Outlook generally sunny as China’s third plenum takes place

Observers see hope as Chinese leaders meet to discuss major overhauls of the financial and economic arena's that will shape the country's destiny for the next decade.

Powered by automated translation

Analysts are broadly optimistic that this week’s Third Plenum of the Communist Party will result in reforms that will boost the Chinese economy over coming years.

“This plenum will conclude with a mega-reform plan to guide the structural changes in the country for the next ten years,” Deutsche Bank said recently.

“Our expectation is that the package may involve a few dozen reforms,” said the Deutsche analyst Jun Ma.

These include deregulation, with entry barriers for private investors reduced by 90 per cent in the medium term, and opening up to private investors sectors such as oil and gas, railways, subways, telecommunications, banking, insurance, medical services, education, and culture.

“We expect China to significantly increase it openness by granting foreign investors market access to most services industries,” said Mr Ma.

These reforms, which would include aspects such as scrapping foreign ownership limits, would include banking, insurance, telecom, education, health care, culture and entertainment, travel services, delivery services, legal and other professional services.

There is growing speculation that the president Xi Jinping will use the third plenum to announce the opening up of China’s capital account, which would allow easier investment abroad by Chinese investors.
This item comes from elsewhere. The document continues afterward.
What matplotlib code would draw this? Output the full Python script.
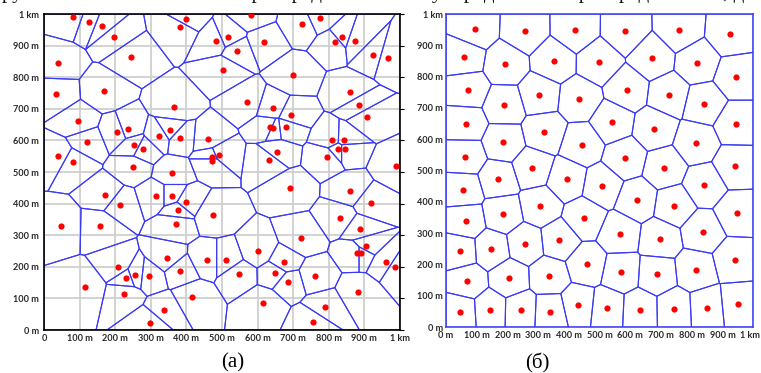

Such a move would free up China’s vast national savings, which could bring much-needed liquidity into global financial markets – or swamp them, as Diana Choyleva of Lombard Street Research said recently, as she wrote of China’s “wall of money” she believes could well “swamp global financial markets”.

“Very few expect ground-breaking change. But Beijing may well surprise the market with a much swifter timetable for opening China’s capital account,” she said.

US national savings come to US$2.7 trillion while China’s are $4.2tn. She says China’s savings are not likely to go down traditional routes such as treasuries or other government bonds.

“Much more likely it will [go] into US, UK, Australian real estate, private equity and eventually quoted stocks. Higher domestic interest rates in China will be one necessary mechanism through which income and wealth will be transferred from China’s firms to China’s consumers and the much- needed re-balancing of the economy could be achieved,” Ms Cholyeva argues.

In a research note, Macquarie Bank said a recent outline for reform by a state-council-affiliated think-tank, called the 383 Reform Plan, was bold and comprehensive, but had been seen by many as a “wish list” rather than an “action plan”.

“One reason to stay conservative is that [the outcome] will likely be a broad and long-term reform plan like the ones unveiled at the third plenums in 1993 and 2003. As the key economic reforms have been mentioned by the new leaders repeatedly since last November, new surprises would be extremely difficult to come by if a detailed timetable or an implementation plan is absent,” Macquarie said.

The bank reckons the three main reform issues will be environmental conservation, opening-up the economy and urbanisation. In addition, the new government will also probably reiterate the importance of reform in the government administration (deregulation), financial system (liberalisation), and fiscal-tax system, which would serve to gradually remove the institutional obstacles to other necessary reforms.

“In addition, we think it is possible that the new leaders would accelerate the release of follow-up implementation measures of the reform right after the third plenum to strengthen the public’s confidence in reforms,” Macquarie said.

“We suggest investors take a position in the potential beneficiaries in advance.

GDP is set to grow 7.6 per cent this year, beating the government’s 7.5 per cent target, before losing some steam next year as Beijing forges ahead with structural reforms, a Reuters poll of economists showed recently. While an expansion of 7.6 per cent this year would be the weakest in 24 years, it would still be comfortably above the government’s 7 per cent forecast.

“Data for September suggest that momentum had started to fade at the end of the third quarter,” Mark Williams of Capital Economics wrote in a research note.

“Growth in industrial production edged down, with the slowdown particularly acute in energy intensive sectors and among state-owned firms, which were the major drivers of the summer rebound. Cement output, a gauge of construction activity, has also weakened recently.

“This is consistent with evidence that infrastructure spending and investment by state-owned firms cooled last month.”

Mr Ma expects the Shanghai free trade zone to establish an offshore market soon.

“Financial reforms will be positive for brokers, insurance companies and FX [foreign exchange] banks, most positive for privately-owned financial firms, and should improve the transparency of shadow banking activities,” he said.

A Bloomberg survey of analysts in the middle of last month showed the odds of a severe slowdown in China or a credit crisis would fall after this week’s summit as leaders take on local-government debt and financial reforms.

Fifteen of 23 economists and political analysts said policies flowing from the meeting would reduce such risks, and a majority said the plans would help China become a high-income economy by 2030.

Asked which reforms were most needed now and most likely in the next 12 months, survey respondents ranked changes in financial markets and local-government funding as both most urgent and probable. Expectations were lower for reforms to the residence-registration or hukou system, which limits labour mobility, the rule of law and state-owned enterprises.